I took refuge in the bank in the heart of Toronto's financial district, shocked by the ferocity of the rain. Water seeped in through the bank doors, soaking my shoes. The thunder was pounding as the sky rolled over in darkness.
As I watched well-dressed pedestrians scramble for sanctuary, I suddenly thought of the many men I knew who had no place to go. Toronto has a huge homeless problem and on the best of days it is hard for many to get a shelter bed or a safe place to spend the day. And as water flooded the underpasses and drenched the suits of bankers, I wondered who was making room for the homeless?
The recent flooding in Toronto has exposed much of the City's unpreparedness for a serious disaster. But what has been left out of the public debate on aging infrastructure, road closures and flooded subways is what happens to those who live on the streets? Industry jargon terms these people as 'street-involved', a curiously dispassionate term for those whose very lives are measured, impacted and shaped by the streets. Nobody, it seems, was tracking where they ended up on Monday night, when the streets flooded, power went out and the shelters were full.
The inability of Canada to manage its homeless problem speaks more of lack of political will than funding. In fact, being homeless is awfully expensive for governments. There are an estimated 300,000 homeless individuals in Canada at any one time. And yet the cost in terms of health care, criminal justice and social services can run as high as $7 billion. The most significant cost of homelessness, the Fifth Estate discovered, is the criminal justice system, where the cost of one night in jail is $250.

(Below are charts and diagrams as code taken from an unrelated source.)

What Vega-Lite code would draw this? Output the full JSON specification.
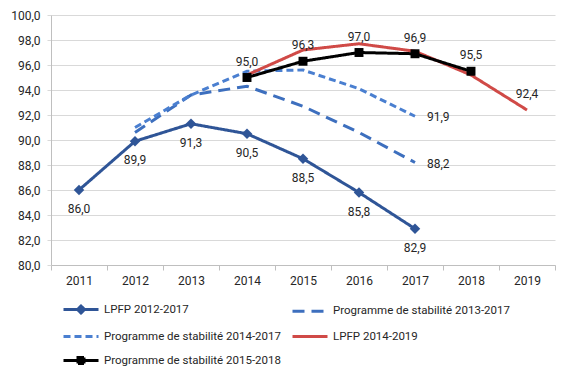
{
  "$schema": "https://vega.github.io/schema/vega-lite/v6.json",
  "width": 504,
  "height": 250,
  "autosize": {"type": "none"},
  "padding": {"left": 51, "top": 15, "right": 17, "bottom": 113},
  "config": {
    "locale": {"number": {"decimal": ",", "thousands": " ", "grouping": [3], "currency": ["", " €"]}},
    "view": {"stroke": null},
    "font": "Roboto",
    "text": {"font": "Roboto", "fontSize": 12, "color": "#262626"}
  },
  "data": {
    "values": [
      {"serie": "LPFP 2012-2017", "annee": "2011", "valeur": 86.0},
      {"serie": "LPFP 2012-2017", "annee": "2012", "valeur": 89.9},
      {"serie": "LPFP 2012-2017", "annee": "2013", "valeur": 91.3},
      {"serie": "LPFP 2012-2017", "annee": "2014", "valeur": 90.5},
      {"serie": "LPFP 2012-2017", "annee": "2015", "valeur": 88.5},
      {"serie": "LPFP 2012-2017", "annee": "2016", "valeur": 85.8},
      {"serie": "LPFP 2012-2017", "annee": "2017", "valeur": 82.9},
      {"serie": "Programme de stabilité 2013-2017", "annee": "2012", "valeur": 90.6},
      {"serie": "Programme de stabilité 2013-2017", "annee": "2013", "valeur": 93.6},
      {"serie": "Programme de stabilité 2013-2017", "annee": "2014", "valeur": 94.3},
      {"serie": "Programme de stabilité 2013-2017", "annee": "2015", "valeur": 92.7},
      {"serie": "Programme de stabilité 2013-2017", "annee": "2016", "valeur": 90.6},
      {"serie": "Programme de stabilité 2013-2017", "annee": "2017", "valeur": 88.2},
      {"serie": "Programme de stabilité 2014-2017", "annee": "2012", "valeur": 91.0},
      {"serie": "Programme de stabilité 2014-2017", "annee": "2013", "valeur": 93.6},
      {"serie": "Programme de stabilité 2014-2017", "annee": "2014", "valeur": 95.5},
      {"serie": "Programme de stabilité 2014-2017", "annee": "2015", "valeur": 95.6},
      {"serie": "Programme de stabilité 2014-2017", "annee": "2016", "valeur": 94.1},
      {"serie": "Programme de stabilité 2014-2017", "annee": "2017", "valeur": 91.9},
      {"serie": "LPFP 2014-2019", "annee": "2014", "valeur": 95.2},
      {"serie": "LPFP 2014-2019", "annee": "2015", "valeur": 97.2},
      {"serie": "LPFP 2014-2019", "annee": "2016", "valeur": 97.7},
      {"serie": "LPFP 2014-2019", "annee": "2017", "valeur": 97.1},
      {"serie": "LPFP 2014-2019", "annee": "2018", "valeur": 95.2},
      {"serie": "LPFP 2014-2019", "annee": "2019", "valeur": 92.4},
      {"serie": "Programme de stabilité 2015-2018", "annee": "2014", "valeur": 95.0},
      {"serie": "Programme de stabilité 2015-2018", "annee": "2015", "valeur": 96.3},
      {"serie": "Programme de stabilité 2015-2018", "annee": "2016", "valeur": 97.0},
      {"serie": "Programme de stabilité 2015-2018", "annee": "2017", "valeur": 96.9},
      {"serie": "Programme de stabilité 2015-2018", "annee": "2018", "valeur": 95.5}
    ]
  },
  "encoding": {
    "x": {
      "field": "annee", "type": "ordinal",
      "scale": {"type": "band", "paddingInner": 0, "paddingOuter": 0, "domain": ["2011","2012","2013","2014","2015","2016","2017","2018","2019"]},
      "axis": {"title": null, "labelAngle": 0, "tickBand": "extent", "grid": false, "domainColor": "#BFBFBF", "tickColor": "#BFBFBF", "tickSize": 5, "labelPadding": 5, "labelFont": "Roboto", "labelFontSize": 12, "labelColor": "#262626"}
    },
    "y": {
      "field": "valeur", "type": "quantitative",
      "scale": {"domain": [80, 100], "nice": false, "zero": false},
      "axis": {"title": null, "values": [80,82,84,86,88,90,92,94,96,98,100], "format": ".1f", "gridColor": "#D9D9D9", "domainColor": "#BFBFBF", "tickColor": "#D9D9D9", "tickSize": 4, "labelPadding": 7, "labelFont": "Roboto", "labelFontSize": 12, "labelColor": "#262626"}
    }
  },
  "layer": [
    {
      "mark": {"type": "line"},
      "encoding": {
        "color": {
          "field": "serie", "type": "nominal",
          "scale": {
            "domain": ["LPFP 2012-2017", "Programme de stabilité 2014-2017", "Programme de stabilité 2015-2018", "Programme de stabilité 2013-2017", "LPFP 2014-2019"],
            "range": ["#2F5597", "#4A7FD0", "#000000", "#3D6FBE", "#D04A47"]
          },
          "legend": {
            "title": null, "orient": "none", "legendX": 18.5, "legendY": 283, "columns": 2, "columnPadding": 5, "rowPadding": 6,
            "symbolType": "M-1.75,0H1.75", "symbolSize": 400, "symbolStrokeWidth": 3, "labelFont": "Roboto", "labelFontSize": 11.5, "labelColor": "#262626", "labelOffset": 11.5, "labelLimit": 300,
            "encode": {
              "symbols": {
                "update": {
                  "shape": {"signal": "datum.value === 'LPFP 2012-2017' ? 'M-1.75,0H1.75M0,-0.35L0.35,0L0,0.35L-0.35,0Z' : datum.value === 'Programme de stabilité 2015-2018' ? 'M-1.75,0H1.75M-0.3,-0.3H0.3V0.3H-0.3Z' : 'M-1.75,0H1.75'"},
                  "fill": {"signal": "datum.value === 'LPFP 2012-2017' ? '#2F5597' : datum.value === 'Programme de stabilité 2015-2018' ? '#000000' : 'transparent'"}
                }
              }
            }
          }
        },
        "strokeDash": {
          "field": "serie", "type": "nominal",
          "scale": {
            "domain": ["LPFP 2012-2017", "Programme de stabilité 2014-2017", "Programme de stabilité 2015-2018", "Programme de stabilité 2013-2017", "LPFP 2014-2019"],
            "range": [[1, 0], [7, 4], [1, 0], [12, 7], [1, 0]]
          },
          "legend": {"title": null}
        },
        "strokeWidth": {
          "field": "serie", "type": "nominal",
          "scale": {
            "domain": ["LPFP 2012-2017", "Programme de stabilité 2014-2017", "Programme de stabilité 2015-2018", "Programme de stabilité 2013-2017", "LPFP 2014-2019"],
            "range": [3, 3, 3, 3, 2.2]
          },
          "legend": null
        }
      }
    },
    {
      "transform": [{"filter": "datum.serie === 'LPFP 2012-2017'"}],
      "mark": {"type": "point", "shape": "diamond", "filled": true, "color": "#2F5597", "size": 110, "opacity": 1}
    },
    {
      "transform": [{"filter": "datum.serie === 'Programme de stabilité 2015-2018'"}],
      "mark": {"type": "square", "color": "#000000", "size": 80, "opacity": 1}
    },
    {
      "transform": [{"filter": "datum.serie === 'LPFP 2012-2017'"}],
      "mark": {"type": "text", "dy": 19},
      "encoding": {"text": {"field": "valeur", "type": "quantitative", "format": ".1f"}}
    },
    {
      "transform": [{"filter": "datum.serie === 'Programme de stabilité 2015-2018' || (datum.serie === 'LPFP 2014-2019' && datum.annee === '2019')"}],
      "mark": {"type": "text", "dy": -16},
      "encoding": {"text": {"field": "valeur", "type": "quantitative", "format": ".1f"}}
    },
    {
      "transform": [{"filter": "(datum.serie === 'Programme de stabilité 2013-2017' || datum.serie === 'Programme de stabilité 2014-2017') && datum.annee === '2017'"}],
      "mark": {"type": "text", "dx": 12, "dy": 1, "align": "left"},
      "encoding": {"text": {"field": "valeur", "type": "quantitative", "format": ".1f"}}
    }
  ]
}
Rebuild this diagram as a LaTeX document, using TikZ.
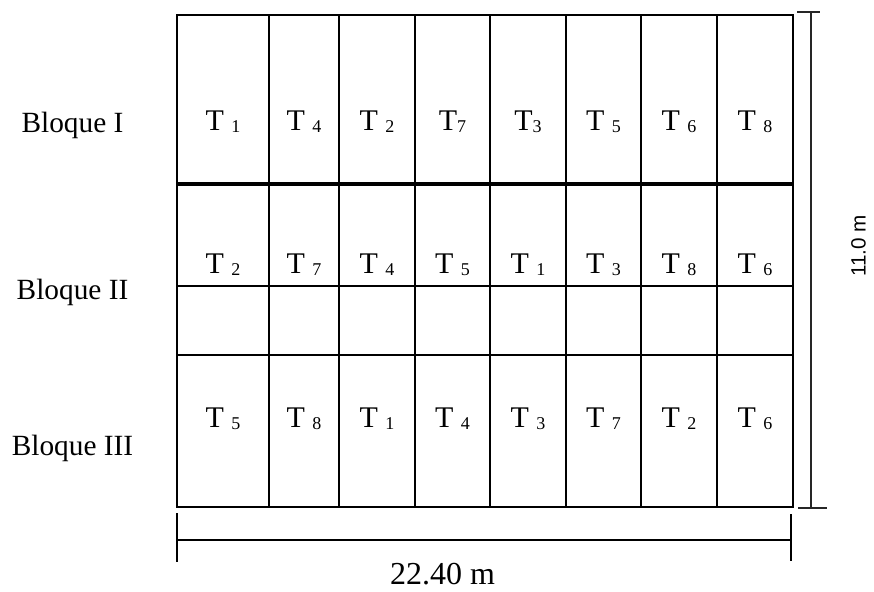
\documentclass[tikz,border=0pt]{standalone}
\usepackage{fontspec}
\setmainfont{Liberation Serif}
\newfontfamily\arialfont{Liberation Sans}
\usetikzlibrary{positioning}

% subindice de los tratamientos
\newcommand{\tsub}[1]{{\fontsize{13.5}{13.5}\selectfont\raisebox{-0.12em}{#1}}}

\begin{document}
\begin{tikzpicture}[
        x=0.75pt, y=-0.75pt,
        % Estilos
        parcela/.style={line width=1.6pt},
        divbloque/.style={line width=3.2pt},
        cota/.style={line width=1.2pt, black!85},
        trat/.style={anchor=base, inner sep=0pt, font=\fontsize{22.5}{22.5}\selectfont},
        bloque/.style={anchor=base, inner sep=0pt, font=\fontsize{22}{22}\selectfont}
    ]
        \useasboundingbox (0,0) rectangle (874,592);

        % Parcelas
        \draw[parcela] (177,15) rectangle (793,507);
        \draw[parcela] (269,15) -- (269,507);
        \draw[parcela] (339,15) -- (339,507);
        \draw[parcela] (415,15) -- (415,507);
        \draw[parcela] (490,15) -- (490,507);
        \draw[parcela] (566,15) -- (566,507);
        \draw[parcela] (641,15) -- (641,507);
        \draw[parcela] (717,15) -- (717,507);
        \draw[parcela] (177,286) -- (793,286);
        \draw[parcela] (177,355) -- (793,355);
        \draw[line width=2.2pt] (269,286) -- (269,355);
        \draw[divbloque] (177,184) -- (793,184);

        % Bloques
        \node[bloque] (b1) at (72.5,132) {Bloque I};
        \node[bloque] (b2) at (72.5,299) {Bloque II};
        \node[bloque] (b3) at (72.5,455) {Bloque III};

        % Bloque I
        \node[trat] (t11) at (223,130) {T \tsub{1}};
        \node[trat] (t12) at (304,130) {T \tsub{4}};
        \node[trat] (t13) at (377,130) {T \tsub{2}};
        \node[trat] (t14) at (452.5,130) {T\tsub{7}};
        \node[trat] (t15) at (528,130) {T\tsub{3}};
        \node[trat] (t16) at (603.5,130) {T \tsub{5}};
        \node[trat] (t17) at (679,130) {T \tsub{6}};
        \node[trat] (t18) at (755,130) {T \tsub{8}};

        % Bloque II
        \node[trat] (t21) at (223,273) {T \tsub{2}};
        \node[trat] (t22) at (304,273) {T \tsub{7}};
        \node[trat] (t23) at (377,273) {T \tsub{4}};
        \node[trat] (t24) at (452.5,273) {T \tsub{5}};
        \node[trat] (t25) at (528,273) {T \tsub{1}};
        \node[trat] (t26) at (603.5,273) {T \tsub{3}};
        \node[trat] (t27) at (679,273) {T \tsub{8}};
        \node[trat] (t28) at (755,273) {T \tsub{6}};

        % Bloque III
        \node[trat] (t31) at (223,427) {T \tsub{5}};
        \node[trat] (t32) at (304,427) {T \tsub{8}};
        \node[trat] (t33) at (377,427) {T \tsub{1}};
        \node[trat] (t34) at (452.5,427) {T \tsub{4}};
        \node[trat] (t35) at (528,427) {T \tsub{3}};
        \node[trat] (t36) at (603.5,427) {T \tsub{7}};
        \node[trat] (t37) at (679,427) {T \tsub{2}};
        \node[trat] (t38) at (755,427) {T \tsub{6}};

        % Cotas
        \coordinate (vtop) at (811,12);
        \coordinate (vbot) at (811,508);
        \draw[cota] (vtop) -- (vbot);
        \draw[cota] (797,12) -- (820,12);
        \draw[cota] (798,508) -- (827,508);
        \node[anchor=base, rotate=90, inner sep=0pt, font=\arialfont\fontsize{15.5}{15.5}\selectfont] (alto) at (865.5,246) {11.0 m};

        \coordinate (hizq) at (177,540);
        \coordinate (hder) at (791,540);
        \draw[cota, black] (hizq) -- (hder);
        \draw[cota, black] (177,513) -- (177,562);
        \draw[cota, black] (791,514) -- (791,561);
        \node[anchor=base, inner sep=0pt, font=\fontsize{24}{24}\selectfont] (ancho) at (442.5,584) {22.40 m};

    \end{tikzpicture}
\end{document}
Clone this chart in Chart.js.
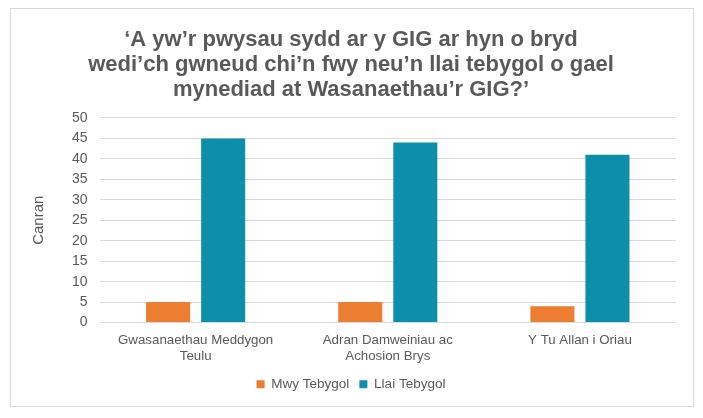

Many homeless individuals who end up in jail do so because they often suffer from mental illness and have not been able to access care or are suffering from substance abuse and turn to petty crime to feed their addiction. Not only does it cost the government to house prisoners, there are the costs to the legal system and police services. On the other hand, society could spend a third of this amount (up to $88 a night) by keeping this person housed in a self-contained apartment with support on-site.
Civilized, compassionate and cost-effective.
Unfortunately, in Ontario this isn't happening. The federal government has walked away from its previous commitments to a national housing strategy. The province has little money for new public housing units. The private market certainly hasn't picked up the slack with many of the older downtown rooming houses being swallowed up in the real estate boom -- making it even harder for the marginalized to find safe housing.
Few politicians seem to want to take on defending the homeless in an era of austerity and 'pulling yourself up by your bootstraps' has become the mantra of fiscal-conservatives, but implementing a national housing strategy could revolutionize Canada's homeless problem. As Mike Harris and Margaret Thatcher knew -- putting the screws to the marginalized makes for "good" politics.
But it also makes for stupid and shortsighted political ends. The national research project launched by the Mental Health Commission of Canada, At Home/Chez Soi, found that homeless individuals, once housed, "take advantage of the safer places and opportunities that are created to make better life choices -- including pursuing opportunities to engage in part or full-time employment." The study also found that transitioning people into housing "makes better use of public dollars -- especially for those who are high service users" (including health care, jails and emergency systems).
It is interesting to note that Alberta is leading the way in the fight to end homelessness. In 2008, the provincial government launched a ten-year plan to eliminate homelessness; since then, homelessness has dropped by a staggering sixteen percent.
By implementing a 'Homes First' campaign, where agencies transition homeless people into housing then working with the formerly homeless on their personal issues (mental illness, substance use, etc) Edmonton has slashed homelessness by 42 per cent. It is a policy that is smart, cost and effective and getting results.
As Canadians, as taxpayers, as citizens, simply as human being, we should be outraged that we spend so much money and see such meager and heart-breaking results. And if you are not sold on the need to be compassionate, just do the math. Canada's invisible class of homeless and marginalized could be dealt with a manner much more prudent and effective for the long-term development of our nation.